Density-Based Decline Performance Analysis of Natural Gas Reservoirs Using a Universal Type Curve

Abstract

Modern natural gas reservoir decline performance analysis has traditionally relied on the use of oil type curves along with the concepts of pseudopressure and pseudotime. Alternatively, it also employs empirical curve fitting of rate-time production data for reserve and future performance analysis. In this work we show that the use of a density approach leads to the formulation of a new-generation type curve applicable to the analysis of unsteady state of natural gas wells under boundary dominated flow (BDF).
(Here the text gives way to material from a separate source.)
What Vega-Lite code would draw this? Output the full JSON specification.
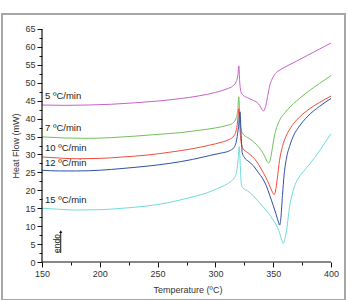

The resulting gas reservoir decline equation applies to any gas well producing at constant bottomhole pressure under BDF. On the basis of this decline model, a single-line, universal type curve is derived for any gas fluid and reservoir properties producing under a constant drawdown condition. New-generation analytical procedures for gas well performance analysis are presented, which does not necessitate the calculation of pseudopressure or pseudotime. Explicit OGIP predictions are thus enabled from the proposed universal type curve matching. The proposed single-line type curve is demonstrated to successfully match rate-time production BDF data and reliably estimate fluids in place for a number of numerical simulations and field cases. It is also demonstrated that the proposed formulation can be alternatively implemented in terms of straight-line analysis of 1/qgscb versus time data plots.